Dist. 208 school board President James Marciniak said board members expressed some unease with the wording of the referendum question as well, but that in the end they deferred to the advice from Chapman and Cutler.
He affirmed that the question as it is posed now does understate the actual tax increase by the amount of the state equalizer.
“It’s dreadfully complicated, and it’s taking an already bad situation and piling more complication on top of it,” Marciniak said, adding he’s not satisfied with Chapman and Cutler’s explanation of their interpretation of the law.
“It’s an inadequate explanation of why we come up with a number that’s way too low,” Marciniak said.

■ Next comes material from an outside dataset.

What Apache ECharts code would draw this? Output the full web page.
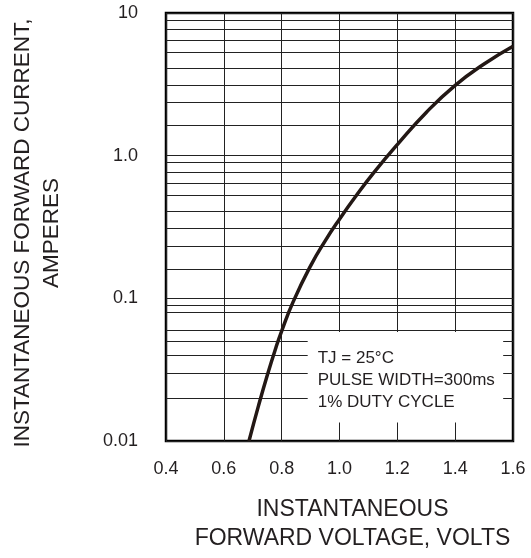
<!DOCTYPE html>
<html>
<head>
<meta charset="utf-8">
<script src="https://cdn.jsdelivr.net/npm/echarts@6/dist/echarts.min.js"></script>
<style>
html,body{margin:0;padding:0;background:#fff;}
#chart{width:531px;height:558px;}
</style>
</head>
<body>
<div id="chart"></div>
<script>
// Forward voltage (V) vs. instantaneous forward current (A)
const voltage = [0.687, 0.72, 0.75, 0.78, 0.80, 0.84, 0.90, 0.95, 1.00, 1.06, 1.12, 1.20, 1.30, 1.40, 1.50, 1.60];
const current = [0.0100, 0.0177, 0.0288, 0.0451, 0.0590, 0.0948, 0.169, 0.252, 0.359, 0.532, 0.767, 1.197, 2.01, 3.11, 4.39, 5.85];

// Minor horizontal grid lines as drawn in the picture (per decade multipliers)
const gridMultipliers = [1.64, 2.35, 3.1, 4.1, 5.3, 6.4, 7.7, 8.95];
const gridDecades = [0.01, 0.1, 1];

const xTickLabels = ['0.4', '0.6', '0.8', '1.0', '1.2', '1.4', '1.6'];
const yTickLabels = ['0.01', '0.1', '1.0', '10'];

// Note box corners (data coords)
const boxX = [0.89, 1.566];
const boxY = [0.0135, 0.058];
const noteLines = ['TJ = 25°C', 'PULSE WIDTH=300ms', '1% DUTY CYCLE'];

const xName = 'INSTANTANEOUS\nFORWARD VOLTAGE, VOLTS';
const yName = 'INSTANTANEOUS FORWARD CURRENT,\nAMPERES';

const gridValues = [];
gridDecades.forEach(d => gridMultipliers.forEach(m => gridValues.push(+(d * m).toPrecision(4))));

const textColor = '#231f20';
const font = 'Liberation Sans, Arial, Helvetica, sans-serif';

const chart = echarts.init(document.getElementById('chart'));
chart.setOption({
  animation: false,
  backgroundColor: '#fff',
  grid: {
    left: 163, right: 18, top: 13, bottom: 109,
    show: true, borderColor: '#000', borderWidth: 2.5, backgroundColor: 'transparent'
  },
  xAxis: {
    type: 'value', min: 0.4, max: 1.6, interval: 0.2,
    axisLine: { show: false },
    axisTick: { show: false },
    splitLine: { show: true, lineStyle: { color: '#222', width: 1 } },
    axisLabel: {
      margin: 19, fontSize: 18, color: textColor, fontFamily: font,
      formatter: v => xTickLabels[Math.round((v - 0.4) / 0.2)]
    },
    name: xName, nameLocation: 'middle', nameGap: 54,
    nameTextStyle: { fontSize: 23, lineHeight: 29, color: textColor, fontFamily: font, padding: [0, 0, 0, 26] }
  },
  yAxis: {
    type: 'log', logBase: 10, min: 0.01, max: 10,
    axisLine: { show: false },
    axisTick: { show: false },
    splitLine: { show: true, lineStyle: { color: '#222', width: 1 } },
    axisLabel: {
      margin: 28, fontSize: 18, color: textColor, fontFamily: font,
      formatter: v => yTickLabels[Math.round(Math.log10(v)) + 2]
    },
    name: yName, nameLocation: 'middle', nameGap: 100, nameRotate: 90,
    nameTextStyle: { fontSize: 22.5, lineHeight: 29, color: textColor, fontFamily: font, padding: [0, 12, 0, 0] }
  },
  series: [
    {
      type: 'line', data: [], z: 1, silent: true,
      markLine: {
        z: 1, silent: true, symbol: 'none', animation: false,
        label: { show: false },
        lineStyle: { color: '#222', width: 1, type: 'solid' },
        data: gridValues.map(v => ({ yAxis: v }))
      }
    },
    {
      type: 'line', data: [], z: 2, silent: true,
      markArea: {
        z: 2, silent: true, animation: false,
        itemStyle: { color: '#fff' },
        label: {
          show: true, position: 'insideLeft', distance: 10, offset: [0, 3],
          fontSize: 17, lineHeight: 21.7, color: textColor, fontFamily: font,
          formatter: noteLines.join('\n')
        },
        data: [[{ xAxis: boxX[0], yAxis: boxY[0] }, { xAxis: boxX[1], yAxis: boxY[1] }]]
      }
    },
    {
      type: 'line', z: 5, smooth: 0.5, showSymbol: false, silent: true,
      lineStyle: { color: '#231815', width: 3.5 },
      data: voltage.map((v, i) => [v, current[i]])
    }
  ]
});
</script>
</body>
</html>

Kevin Peppard, an Oak Park resident, first contacted the Landmark’s sister newspaper, Wednesday Journal, about the ballot question in Oak Park School Dist. 97, threatening to sue the district if it passes. He’s backed off that threat, but he still thinks it could face a legal challenge.
ElSaffar, himself a lawyer, thinks someone could potentially challenge the referendum in court although he indicated such a challenge would face a hurdle due to language in the statute stating that “any error … set forth on the ballot and in the notice that is not deliberate shall not invalidate or affect the validity of any proposition approved.”
ElSaffar doesn’t believe either Dist. 97 or Dist. 208 deliberately made an error.
“I don’t think they intentionally tried to mislead anybody, but that’s an impression that someone might get,” ElSaffar said.
Ironically, he said, the problem with the ballot questions is exactly what the state legislature wanted to avoid when it amended the law back in 2006.
“The legislation was really a kind of a consumer protection act,” ElSaffar said, “full disclosure for the voters, to know what he or she is getting into when they vote for a particular issue.
“To interpret it in a way that essentially undermines that intent – and we’re not now giving full disclosure, we’re short by 70 percent or something – is aggravating.”